## START Dataset excerpts
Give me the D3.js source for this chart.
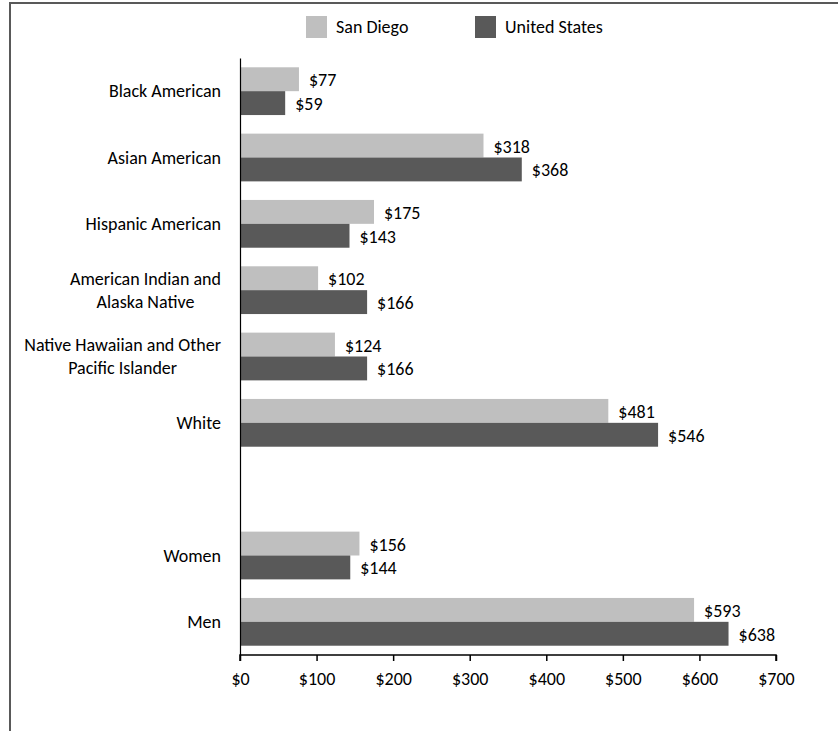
## END Dataset excerpts
## START Dataset excerpts
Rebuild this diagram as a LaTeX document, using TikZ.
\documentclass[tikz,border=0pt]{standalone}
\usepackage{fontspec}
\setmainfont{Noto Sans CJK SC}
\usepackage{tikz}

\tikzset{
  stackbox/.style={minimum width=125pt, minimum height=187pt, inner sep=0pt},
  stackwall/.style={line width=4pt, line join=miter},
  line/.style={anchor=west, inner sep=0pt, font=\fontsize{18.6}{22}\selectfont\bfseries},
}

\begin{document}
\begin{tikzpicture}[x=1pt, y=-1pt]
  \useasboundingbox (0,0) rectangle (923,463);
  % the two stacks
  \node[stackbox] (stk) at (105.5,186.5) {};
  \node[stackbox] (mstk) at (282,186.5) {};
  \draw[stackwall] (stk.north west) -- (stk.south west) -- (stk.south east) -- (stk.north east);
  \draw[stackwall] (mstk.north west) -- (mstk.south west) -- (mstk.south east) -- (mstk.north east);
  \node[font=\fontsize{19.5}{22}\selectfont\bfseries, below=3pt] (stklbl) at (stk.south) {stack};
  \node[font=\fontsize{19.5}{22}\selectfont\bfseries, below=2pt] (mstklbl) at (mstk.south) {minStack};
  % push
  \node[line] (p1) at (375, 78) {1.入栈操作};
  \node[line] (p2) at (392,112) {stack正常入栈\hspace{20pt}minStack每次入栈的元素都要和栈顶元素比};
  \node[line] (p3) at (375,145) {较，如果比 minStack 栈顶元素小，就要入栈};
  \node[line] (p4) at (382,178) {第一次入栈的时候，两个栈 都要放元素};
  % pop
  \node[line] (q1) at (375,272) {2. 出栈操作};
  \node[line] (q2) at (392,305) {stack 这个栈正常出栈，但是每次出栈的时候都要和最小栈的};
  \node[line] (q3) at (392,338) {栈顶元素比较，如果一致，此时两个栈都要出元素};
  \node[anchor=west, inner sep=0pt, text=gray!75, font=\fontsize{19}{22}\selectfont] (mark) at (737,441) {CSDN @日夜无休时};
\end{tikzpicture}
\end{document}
## END Dataset excerpts
## START Dataset excerpts
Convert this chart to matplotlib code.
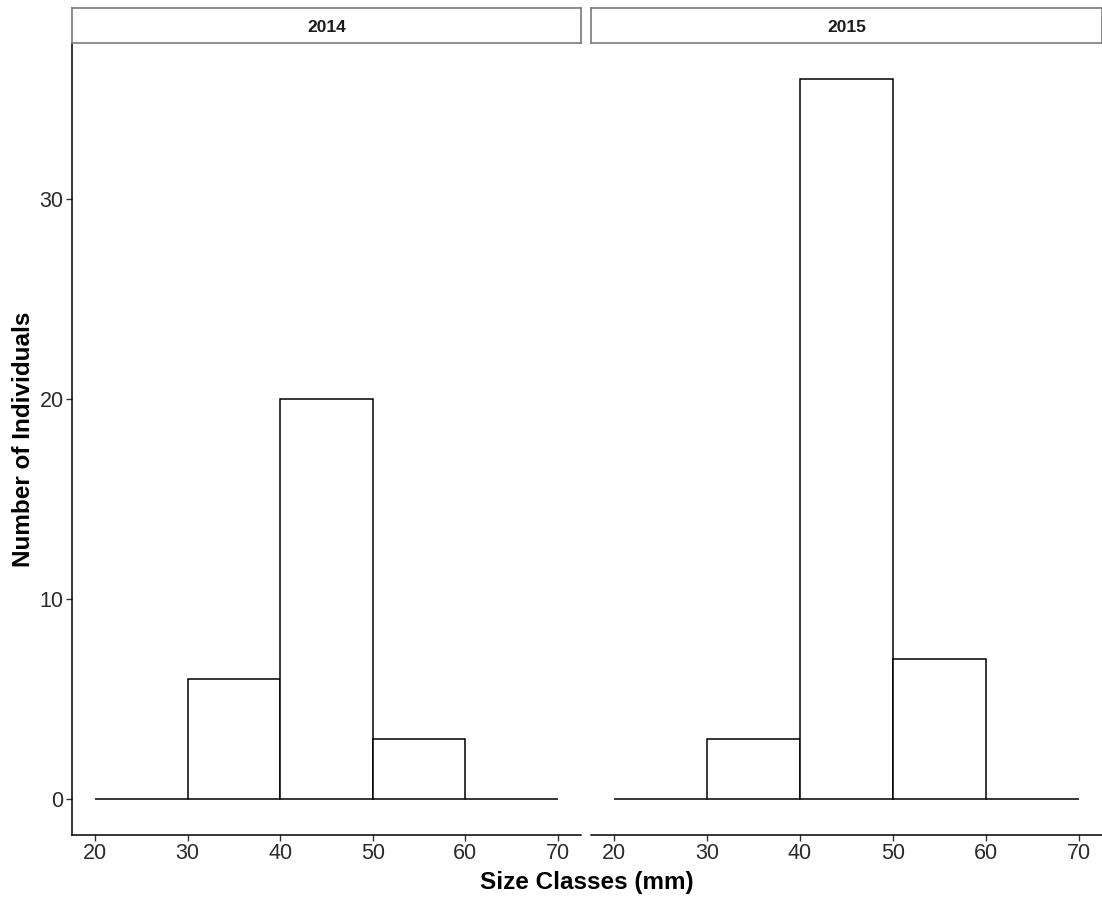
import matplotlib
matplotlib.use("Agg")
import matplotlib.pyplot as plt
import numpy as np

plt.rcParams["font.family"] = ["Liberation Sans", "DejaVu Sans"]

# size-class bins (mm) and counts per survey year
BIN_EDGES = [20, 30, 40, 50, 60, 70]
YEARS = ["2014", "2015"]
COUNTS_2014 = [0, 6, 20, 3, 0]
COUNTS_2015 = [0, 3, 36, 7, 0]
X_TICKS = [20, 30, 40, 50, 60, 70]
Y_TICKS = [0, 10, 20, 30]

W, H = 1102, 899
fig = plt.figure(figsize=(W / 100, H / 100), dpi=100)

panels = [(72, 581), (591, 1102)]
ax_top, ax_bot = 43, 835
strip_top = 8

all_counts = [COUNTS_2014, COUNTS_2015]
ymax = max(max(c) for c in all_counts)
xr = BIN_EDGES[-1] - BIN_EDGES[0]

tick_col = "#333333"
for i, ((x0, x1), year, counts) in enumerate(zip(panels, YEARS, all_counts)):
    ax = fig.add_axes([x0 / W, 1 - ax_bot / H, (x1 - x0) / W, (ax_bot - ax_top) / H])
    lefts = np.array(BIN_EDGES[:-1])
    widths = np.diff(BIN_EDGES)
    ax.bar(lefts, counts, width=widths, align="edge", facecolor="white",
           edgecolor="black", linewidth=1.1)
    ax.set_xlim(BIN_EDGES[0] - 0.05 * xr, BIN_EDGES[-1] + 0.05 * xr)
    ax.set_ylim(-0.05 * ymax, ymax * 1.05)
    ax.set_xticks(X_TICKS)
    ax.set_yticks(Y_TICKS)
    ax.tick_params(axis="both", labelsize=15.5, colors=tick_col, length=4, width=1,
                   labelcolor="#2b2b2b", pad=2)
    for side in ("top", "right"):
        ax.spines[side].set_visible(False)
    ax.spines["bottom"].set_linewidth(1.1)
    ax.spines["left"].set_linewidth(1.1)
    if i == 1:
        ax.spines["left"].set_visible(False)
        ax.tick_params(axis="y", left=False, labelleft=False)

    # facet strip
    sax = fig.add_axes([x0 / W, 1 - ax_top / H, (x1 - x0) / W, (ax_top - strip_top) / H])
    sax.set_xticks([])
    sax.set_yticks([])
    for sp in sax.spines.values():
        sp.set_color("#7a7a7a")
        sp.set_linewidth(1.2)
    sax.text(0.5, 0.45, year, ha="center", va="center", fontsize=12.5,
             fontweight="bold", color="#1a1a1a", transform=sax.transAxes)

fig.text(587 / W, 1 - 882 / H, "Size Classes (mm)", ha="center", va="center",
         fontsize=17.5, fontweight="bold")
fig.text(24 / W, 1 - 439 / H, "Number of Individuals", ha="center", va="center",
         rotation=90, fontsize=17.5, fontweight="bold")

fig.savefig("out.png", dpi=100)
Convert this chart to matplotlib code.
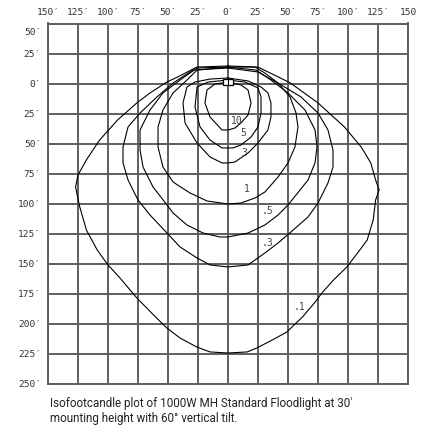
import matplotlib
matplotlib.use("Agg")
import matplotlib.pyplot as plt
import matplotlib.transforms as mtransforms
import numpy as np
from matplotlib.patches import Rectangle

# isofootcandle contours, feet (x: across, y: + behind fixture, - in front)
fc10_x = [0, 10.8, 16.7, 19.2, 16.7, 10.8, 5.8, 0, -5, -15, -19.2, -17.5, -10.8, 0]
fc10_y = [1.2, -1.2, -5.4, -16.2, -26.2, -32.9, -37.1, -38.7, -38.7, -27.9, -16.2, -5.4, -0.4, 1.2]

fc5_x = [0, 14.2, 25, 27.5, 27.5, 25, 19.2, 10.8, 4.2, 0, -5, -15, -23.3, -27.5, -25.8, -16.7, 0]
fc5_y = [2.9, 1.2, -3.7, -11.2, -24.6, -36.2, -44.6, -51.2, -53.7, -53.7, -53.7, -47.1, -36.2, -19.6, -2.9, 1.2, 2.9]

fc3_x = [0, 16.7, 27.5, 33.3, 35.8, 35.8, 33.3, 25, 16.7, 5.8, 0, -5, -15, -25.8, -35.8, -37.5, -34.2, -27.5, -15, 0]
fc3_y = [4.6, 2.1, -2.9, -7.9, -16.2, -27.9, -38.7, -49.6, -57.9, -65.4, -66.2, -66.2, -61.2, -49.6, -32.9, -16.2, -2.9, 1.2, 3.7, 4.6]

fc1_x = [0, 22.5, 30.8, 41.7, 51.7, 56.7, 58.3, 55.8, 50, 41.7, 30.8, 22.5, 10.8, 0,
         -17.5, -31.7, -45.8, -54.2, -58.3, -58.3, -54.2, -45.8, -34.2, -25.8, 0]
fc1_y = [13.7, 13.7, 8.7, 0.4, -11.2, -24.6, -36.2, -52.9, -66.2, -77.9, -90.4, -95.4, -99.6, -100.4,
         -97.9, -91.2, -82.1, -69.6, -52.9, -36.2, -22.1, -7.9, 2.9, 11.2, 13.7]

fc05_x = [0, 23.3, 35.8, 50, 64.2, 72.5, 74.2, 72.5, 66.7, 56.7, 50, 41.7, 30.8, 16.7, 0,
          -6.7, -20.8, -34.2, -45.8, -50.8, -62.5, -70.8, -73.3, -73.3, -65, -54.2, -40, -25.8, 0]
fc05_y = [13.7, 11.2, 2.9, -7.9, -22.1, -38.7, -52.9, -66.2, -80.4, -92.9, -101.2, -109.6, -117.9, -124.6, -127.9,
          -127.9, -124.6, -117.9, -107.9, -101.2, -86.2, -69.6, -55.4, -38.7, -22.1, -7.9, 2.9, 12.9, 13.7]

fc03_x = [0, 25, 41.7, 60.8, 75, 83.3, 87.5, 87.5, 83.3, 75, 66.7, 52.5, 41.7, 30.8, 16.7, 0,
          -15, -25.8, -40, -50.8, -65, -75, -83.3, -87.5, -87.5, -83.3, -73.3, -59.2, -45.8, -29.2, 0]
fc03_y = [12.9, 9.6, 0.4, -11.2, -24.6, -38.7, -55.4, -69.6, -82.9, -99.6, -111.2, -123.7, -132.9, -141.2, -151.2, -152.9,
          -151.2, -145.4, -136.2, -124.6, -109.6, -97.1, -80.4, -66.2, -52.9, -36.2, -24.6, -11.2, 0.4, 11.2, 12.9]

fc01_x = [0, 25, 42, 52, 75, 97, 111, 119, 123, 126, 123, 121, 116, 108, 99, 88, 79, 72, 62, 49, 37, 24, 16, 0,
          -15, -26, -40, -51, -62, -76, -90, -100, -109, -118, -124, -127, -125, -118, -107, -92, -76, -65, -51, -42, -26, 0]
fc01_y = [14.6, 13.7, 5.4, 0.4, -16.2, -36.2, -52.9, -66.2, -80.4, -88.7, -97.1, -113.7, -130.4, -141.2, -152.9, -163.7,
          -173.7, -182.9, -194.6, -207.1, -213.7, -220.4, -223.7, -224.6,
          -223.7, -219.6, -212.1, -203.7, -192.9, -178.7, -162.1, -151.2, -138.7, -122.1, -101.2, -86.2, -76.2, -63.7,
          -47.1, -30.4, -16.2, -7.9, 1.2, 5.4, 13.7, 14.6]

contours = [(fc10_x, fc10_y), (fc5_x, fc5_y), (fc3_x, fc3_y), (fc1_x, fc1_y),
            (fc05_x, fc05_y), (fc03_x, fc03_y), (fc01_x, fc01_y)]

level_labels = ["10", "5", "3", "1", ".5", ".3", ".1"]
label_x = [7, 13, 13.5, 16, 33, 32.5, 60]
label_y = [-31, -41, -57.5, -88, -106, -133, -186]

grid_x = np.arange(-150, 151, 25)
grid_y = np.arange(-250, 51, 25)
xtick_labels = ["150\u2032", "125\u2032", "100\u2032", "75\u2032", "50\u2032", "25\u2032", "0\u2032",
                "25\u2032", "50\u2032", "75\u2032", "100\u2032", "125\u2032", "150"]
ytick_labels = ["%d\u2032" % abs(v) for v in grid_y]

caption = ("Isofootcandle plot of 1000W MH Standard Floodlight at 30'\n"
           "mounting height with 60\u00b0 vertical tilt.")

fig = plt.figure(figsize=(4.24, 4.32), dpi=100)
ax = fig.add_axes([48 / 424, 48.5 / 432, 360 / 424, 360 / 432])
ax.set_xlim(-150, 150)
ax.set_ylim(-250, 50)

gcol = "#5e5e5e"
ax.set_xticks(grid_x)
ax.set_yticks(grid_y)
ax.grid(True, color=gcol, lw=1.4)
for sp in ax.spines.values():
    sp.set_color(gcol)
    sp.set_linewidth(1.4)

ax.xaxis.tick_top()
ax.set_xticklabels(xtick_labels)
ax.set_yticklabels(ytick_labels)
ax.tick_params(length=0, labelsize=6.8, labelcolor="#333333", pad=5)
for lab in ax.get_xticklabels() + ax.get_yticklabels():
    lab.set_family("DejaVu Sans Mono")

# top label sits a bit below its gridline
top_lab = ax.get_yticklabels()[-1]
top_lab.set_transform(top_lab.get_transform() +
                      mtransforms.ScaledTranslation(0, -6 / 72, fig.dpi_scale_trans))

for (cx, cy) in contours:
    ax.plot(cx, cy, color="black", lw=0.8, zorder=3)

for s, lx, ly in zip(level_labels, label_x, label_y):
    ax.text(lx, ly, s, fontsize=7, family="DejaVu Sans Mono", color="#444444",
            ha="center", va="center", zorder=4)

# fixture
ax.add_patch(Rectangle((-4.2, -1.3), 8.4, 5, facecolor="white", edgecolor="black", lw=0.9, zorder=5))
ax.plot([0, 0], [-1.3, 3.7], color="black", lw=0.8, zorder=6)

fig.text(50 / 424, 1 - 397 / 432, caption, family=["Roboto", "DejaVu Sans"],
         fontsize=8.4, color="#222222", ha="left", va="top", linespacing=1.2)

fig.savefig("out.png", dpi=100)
## END Dataset excerpts
State how many lines of the records above contain "this", with no words besides the number.

● **Written solution**
4